Generation Y met one of the selected artists, Ketev, at his home and studio in Berlin: “I spend many hours here,” he says. “I’m a student finishing my Masters of Art and Media. Before that, I studied two years at the classical music university. I play contrabass and back then I was mainly playing orchestra music.

“Turning to electronic music was my way of breaking free of it and be self-sufficient. I call it in a way post-techno, because it works with certain aesthetics of techno music but it’s hard for me to define. It’s very much abstract.”

New sounds, new sensory experiences through the creation of emerging talent – the scope of SHAPE is ambitious. The initiative was presented during the CTM art and music festival in Berlin. From now until 2018, 48 musicians will be chosen each year to perform and express their creative ideas at different festivals across Europe.
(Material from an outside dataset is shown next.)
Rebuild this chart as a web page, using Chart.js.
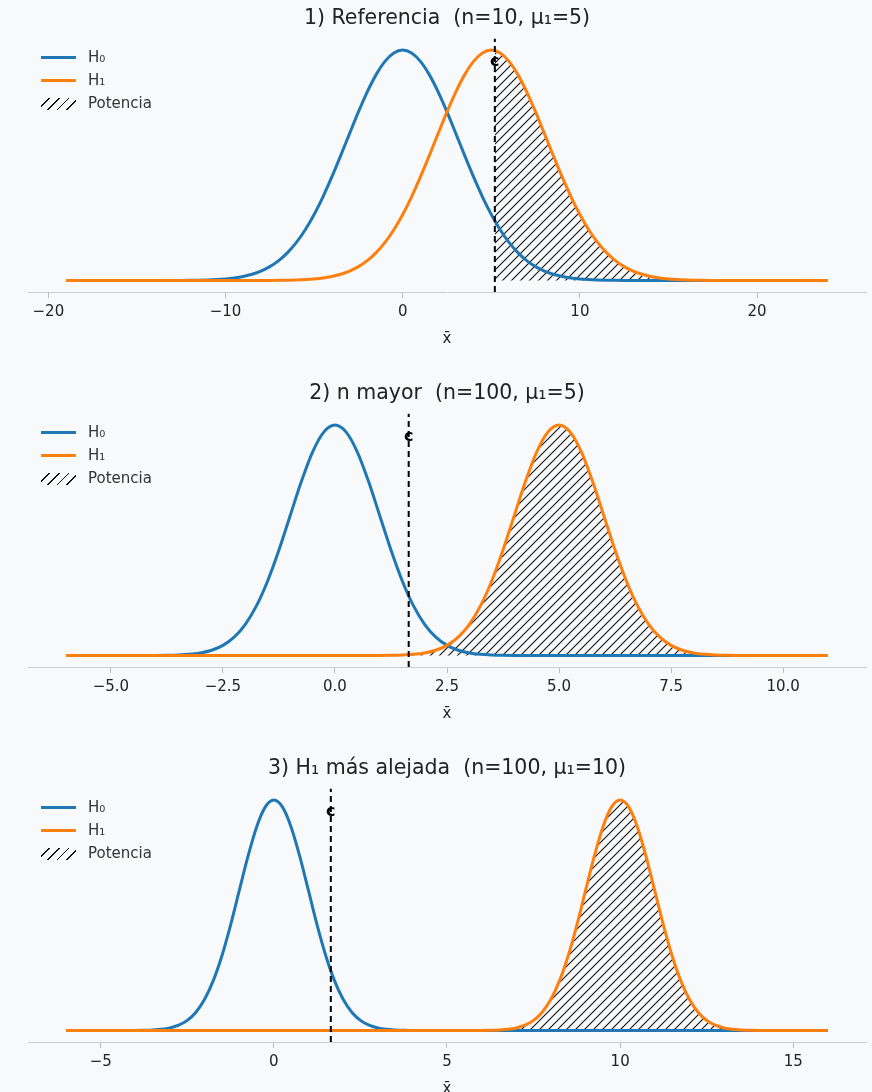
<!DOCTYPE html>
<html>
<head>
<meta charset="utf-8">
<script src="https://cdn.jsdelivr.net/npm/chart.js@4.4.1/dist/chart.umd.min.js"></script>
<style>
body{margin:0;background:#f8f9fb;width:872px;height:1092px;overflow:hidden;font-family:"DejaVu Sans",sans-serif;}
.panel{position:absolute;left:0;width:872px;height:375px;}
.legend{position:absolute;left:41px;top:46px;font-size:15px;color:#333;}
.row{height:23px;line-height:23px;display:flex;align-items:center;}
.sw{display:inline-block;width:35px;height:3px;margin-right:12px;}
.hatch{height:12px;background:repeating-linear-gradient(135deg,transparent 0 5.5px,#111 5.5px 6.8px);}
</style>
</head>
<body>
<div class="panel" style="top:0"><canvas id="g1" width="872" height="375"></canvas>
  <div class="legend"><div class="row"><span class="sw" style="background:#1f77b4"></span>H₀</div><div class="row"><span class="sw" style="background:#ff7f0e"></span>H₁</div><div class="row"><span class="sw hatch"></span>Potencia</div></div></div>
<div class="panel" style="top:375px"><canvas id="g2" width="872" height="375"></canvas>
  <div class="legend"><div class="row"><span class="sw" style="background:#1f77b4"></span>H₀</div><div class="row"><span class="sw" style="background:#ff7f0e"></span>H₁</div><div class="row"><span class="sw hatch"></span>Potencia</div></div></div>
<div class="panel" style="top:750px"><canvas id="g3" width="872" height="375"></canvas>
  <div class="legend"><div class="row"><span class="sw" style="background:#1f77b4"></span>H₀</div><div class="row"><span class="sw" style="background:#ff7f0e"></span>H₁</div><div class="row"><span class="sw hatch"></span>Potencia</div></div></div>
<script>
// 1) Referencia n=10, mu1=5
var h0x_1 = [-19,-13,-12.5,-12,-11.5,-11,-10.5,-10,-9.5,-9,-8.5,-8,-7.5,-7,-6.5,-6,-5.5,-5,-4.5,-4,-3.5,-3,-2.5,-2,-1.5,-1,-0.5,0,0.5,1,1.5,2,2.5,3,3.5,4,4.5,5,5.5,6,6.5,7,7.5,8,8.5,9,9.5,10,10.5,11,11.5,12,12.5,13,24];
var h0y_1 = [0,0.00003,0.00005,0.00009,0.00017,0.00030,0.00051,0.00085,0.00138,0.00220,0.00340,0.00515,0.00758,0.01089,0.01526,0.02085,0.02780,0.03614,0.04584,0.05669,0.06838,0.08044,0.09230,0.10329,0.11274,0.12001,0.12459,0.12616,0.12459,0.12001,0.11274,0.10329,0.09230,0.08044,0.06838,0.05669,0.04584,0.03614,0.02780,0.02085,0.01526,0.01089,0.00758,0.00515,0.00340,0.00220,0.00138,0.00085,0.00051,0.00030,0.00017,0.00009,0.00005,0.00003,0];
var h1x_1 = [-19,-8,-7.5,-7,-6.5,-6,-5.5,-5,-4.5,-4,-3.5,-3,-2.5,-2,-1.5,-1,-0.5,0,0.5,1,1.5,2,2.5,3,3.5,4,4.5,5,5.5,6,6.5,7,7.5,8,8.5,9,9.5,10,10.5,11,11.5,12,12.5,13,13.5,14,14.5,15,15.5,16,16.5,17,17.5,18,24];
var h1y_1 = [0,0.00003,0.00005,0.00009,0.00017,0.00030,0.00051,0.00085,0.00138,0.00220,0.00340,0.00515,0.00758,0.01089,0.01526,0.02085,0.02780,0.03614,0.04584,0.05669,0.06838,0.08044,0.09230,0.10329,0.11274,0.12001,0.12459,0.12616,0.12459,0.12001,0.11274,0.10329,0.09230,0.08044,0.06838,0.05669,0.04584,0.03614,0.02780,0.02085,0.01526,0.01089,0.00758,0.00515,0.00340,0.00220,0.00138,0.00085,0.00051,0.00030,0.00017,0.00009,0.00005,0.00003,0];
var c1 = 5.2, h1c1 = 0.1259;
var ticks1 = [-20,-10,0,10,20];

// 2) n mayor n=100, mu1=5
var h0x_2 = [-6,-4.5,-4.25,-4,-3.75,-3.5,-3.25,-3,-2.75,-2.5,-2.25,-2,-1.75,-1.5,-1.25,-1,-0.75,-0.5,-0.25,0,0.25,0.5,0.75,1,1.25,1.5,1.75,2,2.25,2.5,2.75,3,3.25,3.5,3.75,4,4.25,4.5,11];
var h0y_2 = [0,0.00002,0.00005,0.00013,0.00035,0.00087,0.0020,0.0044,0.0091,0.0175,0.0317,0.0540,0.0863,0.1295,0.1826,0.2420,0.3011,0.3521,0.3867,0.3989,0.3867,0.3521,0.3011,0.2420,0.1826,0.1295,0.0863,0.0540,0.0317,0.0175,0.0091,0.0044,0.0020,0.00087,0.00035,0.00013,0.00005,0.00002,0];
var h1x_2 = [-6,0.5,0.75,1,1.25,1.5,1.75,2,2.25,2.5,2.75,3,3.25,3.5,3.75,4,4.25,4.5,4.75,5,5.25,5.5,5.75,6,6.25,6.5,6.75,7,7.25,7.5,7.75,8,8.25,8.5,8.75,9,9.25,9.5,11];
var h1y_2 = [0,0.00002,0.00005,0.00013,0.00035,0.00087,0.0020,0.0044,0.0091,0.0175,0.0317,0.0540,0.0863,0.1295,0.1826,0.2420,0.3011,0.3521,0.3867,0.3989,0.3867,0.3521,0.3011,0.2420,0.1826,0.1295,0.0863,0.0540,0.0317,0.0175,0.0091,0.0044,0.0020,0.00087,0.00035,0.00013,0.00005,0.00002,0];
var c2 = 1.645, h1c2 = 0.00143;
var ticks2 = [-5,-2.5,0,2.5,5,7.5,10];

// 3) H1 mas alejada n=100, mu1=10
var h0x_3 = [-6,-4.5,-4.25,-4,-3.75,-3.5,-3.25,-3,-2.75,-2.5,-2.25,-2,-1.75,-1.5,-1.25,-1,-0.75,-0.5,-0.25,0,0.25,0.5,0.75,1,1.25,1.5,1.75,2,2.25,2.5,2.75,3,3.25,3.5,3.75,4,4.25,4.5,16];
var h0y_3 = [0,0.00002,0.00005,0.00013,0.00035,0.00087,0.0020,0.0044,0.0091,0.0175,0.0317,0.0540,0.0863,0.1295,0.1826,0.2420,0.3011,0.3521,0.3867,0.3989,0.3867,0.3521,0.3011,0.2420,0.1826,0.1295,0.0863,0.0540,0.0317,0.0175,0.0091,0.0044,0.0020,0.00087,0.00035,0.00013,0.00005,0.00002,0];
var h1x_3 = [-6,5.5,5.75,6,6.25,6.5,6.75,7,7.25,7.5,7.75,8,8.25,8.5,8.75,9,9.25,9.5,9.75,10,10.25,10.5,10.75,11,11.25,11.5,11.75,12,12.25,12.5,12.75,13,13.25,13.5,13.75,14,14.25,14.5,16];
var h1y_3 = [0,0.00002,0.00005,0.00013,0.00035,0.00087,0.0020,0.0044,0.0091,0.0175,0.0317,0.0540,0.0863,0.1295,0.1826,0.2420,0.3011,0.3521,0.3867,0.3989,0.3867,0.3521,0.3011,0.2420,0.1826,0.1295,0.0863,0.0540,0.0317,0.0175,0.0091,0.0044,0.0020,0.00087,0.00035,0.00013,0.00005,0.00002,0];
var c3 = 1.645, h1c3 = 0;
var ticks3 = [-5,0,5,10,15];

Chart.defaults.font.family = '"DejaVu Sans", sans-serif';

function pts(xs, ys){
    return xs.map(function(x,i){ return {x:x, y:ys[i]}; });
}
function powerPts(xs, ys, c, yc){
    var p = [{x:c, y:yc}];
    xs.forEach(function(x,i){ if(x > c) p.push({x:x, y:ys[i]}); });
    return p;
}
function hatchPattern(){
    var s = 9, cv = document.createElement('canvas');
    cv.width = s; cv.height = s;
    var g = cv.getContext('2d');
    g.strokeStyle = '#111'; g.lineWidth = 1.1;
    g.beginPath();
    g.moveTo(0, s); g.lineTo(s, 0);
    g.moveTo(-s/2, s/2); g.lineTo(s/2, -s/2);
    g.moveTo(s/2, s*1.5); g.lineTo(s*1.5, s/2);
    g.stroke();
    return g.createPattern(cv, 'repeat');
}
var cLabel = {
    id: 'cLabel',
    afterDatasetsDraw: function(chart){
        var o = chart.options.plugins.cLabel;
        var ctx = chart.ctx;
        ctx.save();
        ctx.font = 'bold 16px "DejaVu Sans"';
        ctx.fillStyle = '#000';
        ctx.textAlign = 'center';
        ctx.textBaseline = 'middle';
        ctx.fillText('c', chart.scales.x.getPixelForValue(o.c), chart.scales.y.getPixelForValue(o.y));
        ctx.restore();
    }
};

function Graficar(id, info){
    var peak = Math.max.apply(null, info.h0y.concat(info.h1y));
    var xmin = info.h0x[0], xmax = info.h0x[info.h0x.length-1];
    var mx = (xmax - xmin) * 0.05;
    var ymin = -0.05*peak, ymax = 1.05*peak;
    new Chart(document.getElementById(id).getContext('2d'), {
        type: 'line',
        data: {
            datasets: [{
                data: [{x:info.c, y:ymin}, {x:info.c, y:ymax}],
                borderColor: '#000', borderWidth: 2, borderDash: [6,4], tension: 0,
                pointRadius: 0, fill: false, order: 0
            }, {
                label: 'H₁', data: pts(info.h1x, info.h1y),
                borderColor: '#ff7f0e', borderWidth: 3, pointRadius: 0,
                cubicInterpolationMode: 'monotone', fill: false, order: 1
            }, {
                label: 'H₀', data: pts(info.h0x, info.h0y),
                borderColor: '#1f77b4', borderWidth: 3, pointRadius: 0,
                cubicInterpolationMode: 'monotone', fill: false, order: 2
            }, {
                label: 'Potencia', data: powerPts(info.h1x, info.h1y, info.c, info.hc),
                borderWidth: 0, borderColor: 'rgba(0,0,0,0)', backgroundColor: hatchPattern(),
                pointRadius: 0, cubicInterpolationMode: 'monotone', fill: 'origin', order: 3
            }]
        },
        options: {
            responsive: false,
            animation: false,
            layout: { padding: { left: 28, right: 6, top: 0, bottom: 23 } },
            plugins: {
                legend: { display: false },
                tooltip: { enabled: false },
                title: {
                    display: true, text: info.title, color: '#222',
                    font: { size: 20.5, weight: 'normal' },
                    padding: { top: 6, bottom: 8 }
                },
                cLabel: { c: info.c, y: 0.95*peak }
            },
            scales: {
                x: {
                    type: 'linear', min: xmin - mx, max: xmax + mx,
                    afterBuildTicks: function(s){ s.ticks = info.ticks.map(function(v){ return {value:v}; }); },
                    ticks: {
                        color: '#222', font: { size: 15 }, padding: 5, maxRotation: 0,
                        callback: function(v){
                            var t = info.dec ? Math.abs(v).toFixed(1) : String(Math.abs(v));
                            return (v < 0 ? '\u2212' : '') + t;
                        }
                    },
                    grid: { drawOnChartArea: false, drawTicks: true, tickLength: 6, color: '#bbb' },
                    border: { display: true, color: '#ccc', width: 1 },
                    title: { display: true, text: 'x̄', color: '#222', font: { size: 15 }, padding: { top: 4, bottom: 4 } }
                },
                y: { display: false, min: ymin, max: ymax }
            }
        },
        plugins: [cLabel]
    });
}

Graficar('g1', { h0x:h0x_1, h0y:h0y_1, h1x:h1x_1, h1y:h1y_1, c:c1, hc:h1c1, ticks:ticks1, dec:false, title:'1) Referencia  (n=10, μ₁=5)' });
Graficar('g2', { h0x:h0x_2, h0y:h0y_2, h1x:h1x_2, h1y:h1y_2, c:c2, hc:h1c2, ticks:ticks2, dec:true, title:'2) n mayor  (n=100, μ₁=5)' });
Graficar('g3', { h0x:h0x_3, h0y:h0y_3, h1x:h1x_3, h1y:h1y_3, c:c3, hc:h1c3, ticks:ticks3, dec:false, title:'3) H₁ más alejada  (n=100, μ₁=10)' });
</script>
</body>
</html>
With a demanding audience hungry for new sound experiences, the artists of SHAPE have to rise to the challenge of providing something truly innovative. Kathy Alberici is one of the young performers: “I kind of ended up in this area, which I called “sonic portraits”, because it is quite narrative and I definitely tell stories through my music. I’m interested in the neurology of music and there’s lots of stuff happening that’s exploring the psychosomatic responses and synesthetic responses to music.”

SHAPE coordinator Rihards Endriksons says the initiative is all about breaking boundaries: “Each of the 16 SHAPE festivals will conduct events throughout the whole year. The interest to hear new sounds, to see new images, is what unites us – to strive towards improvisation, to look for fruitful mistakes, to perhaps even be surprised by the outcome.”

Borusiade moved from Bucharest to Berlin 7 years ago. She had been playing in clubs since 2002. For her, becoming a SHAPE artist is about much more than showing her work: “It’s obvious that women are way less present in the clubbing scene, in the electronic music scene, and that is a problem. It’s always like a boy’s club where the entrance for girls is very intimidating.

“I think this is a very interesting platform for young producers to have the possibility to tour in festivals and be booked,” she says.

The next SHAPE events will take place in April at the Cynetart festival in Dresden and at Rokolectiv in Bucharest.

“Young people think that popularity is an indicator of quality,” says Endriksons. “Actually, I would say this the other way around: if it’s that big, then most probably its best moments have already happened in the past. So the way we try to work is to try to capture these things when they are still at the boiling point of their becoming.”